## The request:
Omit all pictures and give the records below again exactly as written.

## Entries:
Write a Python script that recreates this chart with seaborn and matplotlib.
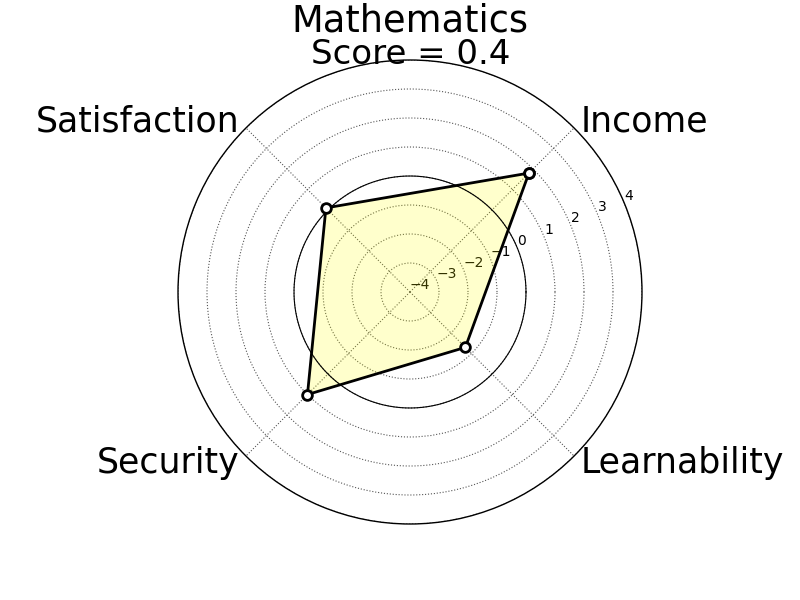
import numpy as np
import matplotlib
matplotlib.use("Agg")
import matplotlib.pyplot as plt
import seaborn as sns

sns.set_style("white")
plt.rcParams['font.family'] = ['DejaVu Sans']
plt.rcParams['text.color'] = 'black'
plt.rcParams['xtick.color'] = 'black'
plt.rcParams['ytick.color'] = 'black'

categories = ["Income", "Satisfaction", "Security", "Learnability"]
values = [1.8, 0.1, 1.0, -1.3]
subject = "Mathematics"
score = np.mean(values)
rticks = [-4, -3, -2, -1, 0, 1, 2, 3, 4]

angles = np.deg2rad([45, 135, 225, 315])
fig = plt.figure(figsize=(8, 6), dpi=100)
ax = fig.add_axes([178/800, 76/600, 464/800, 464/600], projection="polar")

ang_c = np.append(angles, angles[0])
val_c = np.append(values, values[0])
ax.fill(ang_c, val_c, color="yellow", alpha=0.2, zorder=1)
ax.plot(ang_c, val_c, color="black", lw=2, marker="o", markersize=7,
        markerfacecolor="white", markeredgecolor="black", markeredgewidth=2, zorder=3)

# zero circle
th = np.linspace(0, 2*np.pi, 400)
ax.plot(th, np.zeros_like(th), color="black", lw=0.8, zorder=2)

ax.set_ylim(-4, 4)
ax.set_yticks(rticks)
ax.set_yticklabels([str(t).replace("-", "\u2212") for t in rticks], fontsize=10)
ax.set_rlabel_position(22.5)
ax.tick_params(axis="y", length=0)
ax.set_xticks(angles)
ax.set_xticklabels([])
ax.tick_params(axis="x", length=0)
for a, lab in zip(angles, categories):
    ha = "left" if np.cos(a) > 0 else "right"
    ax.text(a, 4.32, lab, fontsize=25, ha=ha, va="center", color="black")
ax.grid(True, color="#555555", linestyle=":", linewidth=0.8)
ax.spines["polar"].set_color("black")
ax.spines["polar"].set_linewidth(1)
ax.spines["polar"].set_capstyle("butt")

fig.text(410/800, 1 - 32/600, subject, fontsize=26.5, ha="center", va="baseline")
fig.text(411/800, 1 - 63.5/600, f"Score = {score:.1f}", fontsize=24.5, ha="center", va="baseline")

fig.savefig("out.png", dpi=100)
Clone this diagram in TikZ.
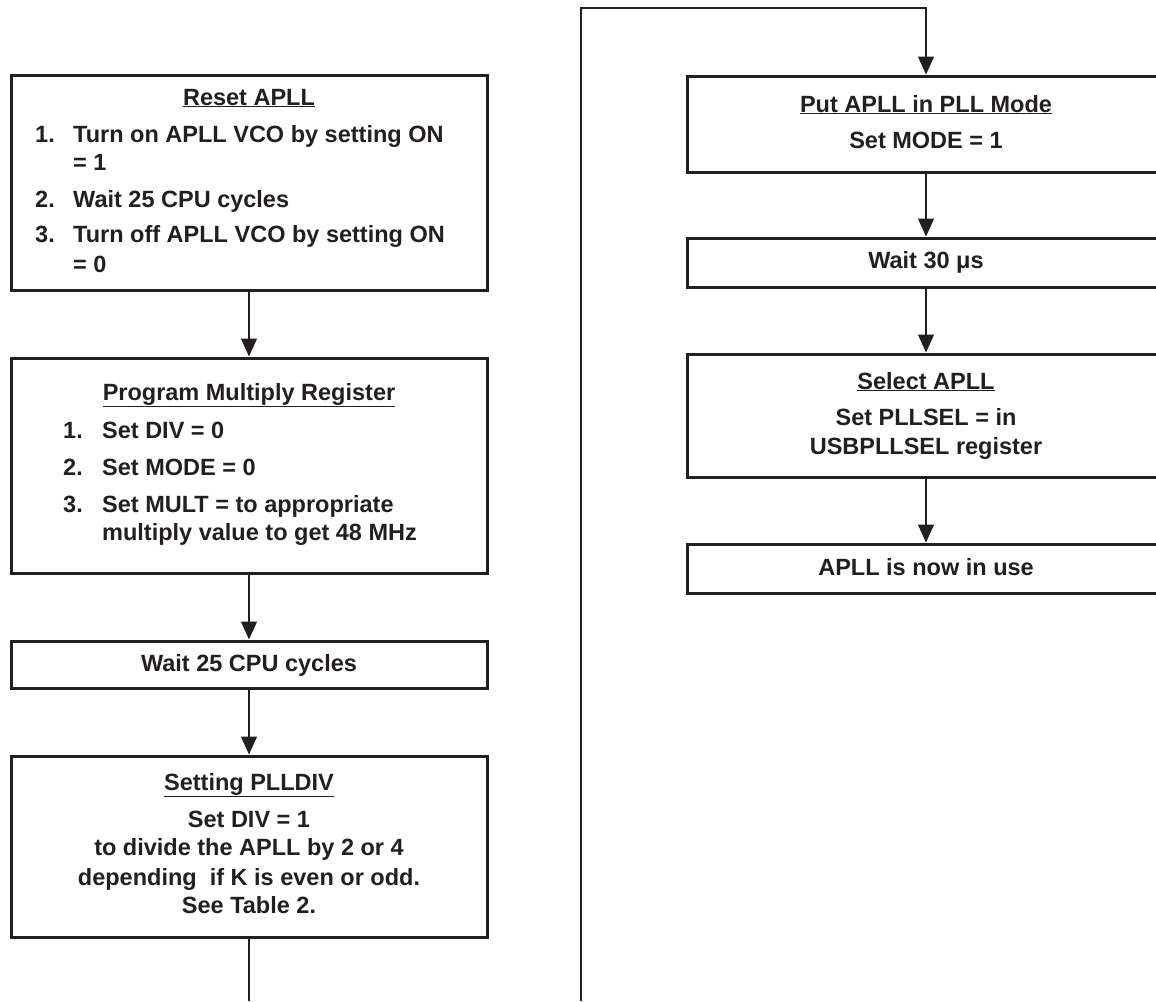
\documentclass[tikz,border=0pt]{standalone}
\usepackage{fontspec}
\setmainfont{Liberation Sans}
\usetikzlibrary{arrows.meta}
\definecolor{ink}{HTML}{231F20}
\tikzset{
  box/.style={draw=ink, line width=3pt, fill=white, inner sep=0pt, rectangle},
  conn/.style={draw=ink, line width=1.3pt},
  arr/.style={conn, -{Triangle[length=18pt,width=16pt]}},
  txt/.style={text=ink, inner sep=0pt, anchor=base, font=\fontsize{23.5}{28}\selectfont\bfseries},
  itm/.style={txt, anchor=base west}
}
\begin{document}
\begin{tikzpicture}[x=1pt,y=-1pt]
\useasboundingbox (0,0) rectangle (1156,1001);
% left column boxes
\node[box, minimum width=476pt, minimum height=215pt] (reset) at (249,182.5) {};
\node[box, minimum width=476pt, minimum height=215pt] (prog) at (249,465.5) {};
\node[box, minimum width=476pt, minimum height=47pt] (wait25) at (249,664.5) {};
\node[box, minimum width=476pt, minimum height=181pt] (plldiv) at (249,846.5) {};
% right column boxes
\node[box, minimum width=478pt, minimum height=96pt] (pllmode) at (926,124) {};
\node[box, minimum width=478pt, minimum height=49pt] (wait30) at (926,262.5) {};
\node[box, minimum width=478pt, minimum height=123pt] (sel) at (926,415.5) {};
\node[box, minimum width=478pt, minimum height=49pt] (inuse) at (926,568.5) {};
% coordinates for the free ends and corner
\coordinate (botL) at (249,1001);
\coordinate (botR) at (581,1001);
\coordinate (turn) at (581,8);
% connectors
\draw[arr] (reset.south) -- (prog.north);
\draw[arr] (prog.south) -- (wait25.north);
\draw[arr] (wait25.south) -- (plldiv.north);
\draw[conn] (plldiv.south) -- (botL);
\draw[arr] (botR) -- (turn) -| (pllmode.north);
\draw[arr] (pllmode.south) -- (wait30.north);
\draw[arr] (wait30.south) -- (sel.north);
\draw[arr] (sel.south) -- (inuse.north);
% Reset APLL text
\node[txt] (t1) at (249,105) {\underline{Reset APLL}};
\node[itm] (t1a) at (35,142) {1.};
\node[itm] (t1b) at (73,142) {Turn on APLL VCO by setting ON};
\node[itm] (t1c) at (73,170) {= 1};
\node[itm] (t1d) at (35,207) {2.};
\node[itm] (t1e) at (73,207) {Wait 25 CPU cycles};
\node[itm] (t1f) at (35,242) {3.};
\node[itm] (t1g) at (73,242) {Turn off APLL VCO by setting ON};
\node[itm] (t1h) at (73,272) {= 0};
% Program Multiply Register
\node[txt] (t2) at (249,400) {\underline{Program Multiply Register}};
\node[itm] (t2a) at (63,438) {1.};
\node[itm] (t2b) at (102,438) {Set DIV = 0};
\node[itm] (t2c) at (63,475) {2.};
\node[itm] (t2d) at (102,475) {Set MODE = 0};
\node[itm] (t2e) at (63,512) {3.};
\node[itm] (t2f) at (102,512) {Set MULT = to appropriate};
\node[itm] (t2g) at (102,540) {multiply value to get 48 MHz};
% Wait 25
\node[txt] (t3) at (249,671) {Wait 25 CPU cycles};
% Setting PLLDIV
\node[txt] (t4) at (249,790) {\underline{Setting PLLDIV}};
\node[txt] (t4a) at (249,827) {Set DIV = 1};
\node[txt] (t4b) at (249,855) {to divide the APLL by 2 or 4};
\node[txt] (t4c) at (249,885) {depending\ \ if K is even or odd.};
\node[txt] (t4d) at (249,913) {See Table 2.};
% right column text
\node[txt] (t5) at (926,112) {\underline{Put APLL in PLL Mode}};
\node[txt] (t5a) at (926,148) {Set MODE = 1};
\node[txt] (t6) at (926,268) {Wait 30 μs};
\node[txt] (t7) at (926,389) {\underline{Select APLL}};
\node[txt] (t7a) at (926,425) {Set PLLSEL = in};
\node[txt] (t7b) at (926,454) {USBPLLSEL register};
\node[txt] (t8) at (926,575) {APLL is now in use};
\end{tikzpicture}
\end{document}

## Correct response:
Write a Python script that recreates this chart with seaborn and matplotlib.
import numpy as np
import matplotlib
matplotlib.use("Agg")
import matplotlib.pyplot as plt
import seaborn as sns

sns.set_style("white")
plt.rcParams['font.family'] = ['DejaVu Sans']
plt.rcParams['text.color'] = 'black'
plt.rcParams['xtick.color'] = 'black'
plt.rcParams['ytick.color'] = 'black'

categories = ["Income", "Satisfaction", "Security", "Learnability"]
values = [1.8, 0.1, 1.0, -1.3]
subject = "Mathematics"
score = np.mean(values)
rticks = [-4, -3, -2, -1, 0, 1, 2, 3, 4]

angles = np.deg2rad([45, 135, 225, 315])
fig = plt.figure(figsize=(8, 6), dpi=100)
ax = fig.add_axes([178/800, 76/600, 464/800, 464/600], projection="polar")

ang_c = np.append(angles, angles[0])
val_c = np.append(values, values[0])
ax.fill(ang_c, val_c, color="yellow", alpha=0.2, zorder=1)
ax.plot(ang_c, val_c, color="black", lw=2, marker="o", markersize=7,
        markerfacecolor="white", markeredgecolor="black", markeredgewidth=2, zorder=3)

# zero circle
th = np.linspace(0, 2*np.pi, 400)
ax.plot(th, np.zeros_like(th), color="black", lw=0.8, zorder=2)

ax.set_ylim(-4, 4)
ax.set_yticks(rticks)
ax.set_yticklabels([str(t).replace("-", "\u2212") for t in rticks], fontsize=10)
ax.set_rlabel_position(22.5)
ax.tick_params(axis="y", length=0)
ax.set_xticks(angles)
ax.set_xticklabels([])
ax.tick_params(axis="x", length=0)
for a, lab in zip(angles, categories):
    ha = "left" if np.cos(a) > 0 else "right"
    ax.text(a, 4.32, lab, fontsize=25, ha=ha, va="center", color="black")
ax.grid(True, color="#555555", linestyle=":", linewidth=0.8)
ax.spines["polar"].set_color("black")
ax.spines["polar"].set_linewidth(1)
ax.spines["polar"].set_capstyle("butt")

fig.text(410/800, 1 - 32/600, subject, fontsize=26.5, ha="center", va="baseline")
fig.text(411/800, 1 - 63.5/600, f"Score = {score:.1f}", fontsize=24.5, ha="center", va="baseline")

fig.savefig("out.png", dpi=100)
Clone this diagram in TikZ.
\documentclass[tikz,border=0pt]{standalone}
\usepackage{fontspec}
\setmainfont{Liberation Sans}
\usetikzlibrary{arrows.meta}
\definecolor{ink}{HTML}{231F20}
\tikzset{
  box/.style={draw=ink, line width=3pt, fill=white, inner sep=0pt, rectangle},
  conn/.style={draw=ink, line width=1.3pt},
  arr/.style={conn, -{Triangle[length=18pt,width=16pt]}},
  txt/.style={text=ink, inner sep=0pt, anchor=base, font=\fontsize{23.5}{28}\selectfont\bfseries},
  itm/.style={txt, anchor=base west}
}
\begin{document}
\begin{tikzpicture}[x=1pt,y=-1pt]
\useasboundingbox (0,0) rectangle (1156,1001);
% left column boxes
\node[box, minimum width=476pt, minimum height=215pt] (reset) at (249,182.5) {};
\node[box, minimum width=476pt, minimum height=215pt] (prog) at (249,465.5) {};
\node[box, minimum width=476pt, minimum height=47pt] (wait25) at (249,664.5) {};
\node[box, minimum width=476pt, minimum height=181pt] (plldiv) at (249,846.5) {};
% right column boxes
\node[box, minimum width=478pt, minimum height=96pt] (pllmode) at (926,124) {};
\node[box, minimum width=478pt, minimum height=49pt] (wait30) at (926,262.5) {};
\node[box, minimum width=478pt, minimum height=123pt] (sel) at (926,415.5) {};
\node[box, minimum width=478pt, minimum height=49pt] (inuse) at (926,568.5) {};
% coordinates for the free ends and corner
\coordinate (botL) at (249,1001);
\coordinate (botR) at (581,1001);
\coordinate (turn) at (581,8);
% connectors
\draw[arr] (reset.south) -- (prog.north);
\draw[arr] (prog.south) -- (wait25.north);
\draw[arr] (wait25.south) -- (plldiv.north);
\draw[conn] (plldiv.south) -- (botL);
\draw[arr] (botR) -- (turn) -| (pllmode.north);
\draw[arr] (pllmode.south) -- (wait30.north);
\draw[arr] (wait30.south) -- (sel.north);
\draw[arr] (sel.south) -- (inuse.north);
% Reset APLL text
\node[txt] (t1) at (249,105) {\underline{Reset APLL}};
\node[itm] (t1a) at (35,142) {1.};
\node[itm] (t1b) at (73,142) {Turn on APLL VCO by setting ON};
\node[itm] (t1c) at (73,170) {= 1};
\node[itm] (t1d) at (35,207) {2.};
\node[itm] (t1e) at (73,207) {Wait 25 CPU cycles};
\node[itm] (t1f) at (35,242) {3.};
\node[itm] (t1g) at (73,242) {Turn off APLL VCO by setting ON};
\node[itm] (t1h) at (73,272) {= 0};
% Program Multiply Register
\node[txt] (t2) at (249,400) {\underline{Program Multiply Register}};
\node[itm] (t2a) at (63,438) {1.};
\node[itm] (t2b) at (102,438) {Set DIV = 0};
\node[itm] (t2c) at (63,475) {2.};
\node[itm] (t2d) at (102,475) {Set MODE = 0};
\node[itm] (t2e) at (63,512) {3.};
\node[itm] (t2f) at (102,512) {Set MULT = to appropriate};
\node[itm] (t2g) at (102,540) {multiply value to get 48 MHz};
% Wait 25
\node[txt] (t3) at (249,671) {Wait 25 CPU cycles};
% Setting PLLDIV
\node[txt] (t4) at (249,790) {\underline{Setting PLLDIV}};
\node[txt] (t4a) at (249,827) {Set DIV = 1};
\node[txt] (t4b) at (249,855) {to divide the APLL by 2 or 4};
\node[txt] (t4c) at (249,885) {depending\ \ if K is even or odd.};
\node[txt] (t4d) at (249,913) {See Table 2.};
% right column text
\node[txt] (t5) at (926,112) {\underline{Put APLL in PLL Mode}};
\node[txt] (t5a) at (926,148) {Set MODE = 1};
\node[txt] (t6) at (926,268) {Wait 30 μs};
\node[txt] (t7) at (926,389) {\underline{Select APLL}};
\node[txt] (t7a) at (926,425) {Set PLLSEL = in};
\node[txt] (t7b) at (926,454) {USBPLLSEL register};
\node[txt] (t8) at (926,575) {APLL is now in use};
\end{tikzpicture}
\end{document}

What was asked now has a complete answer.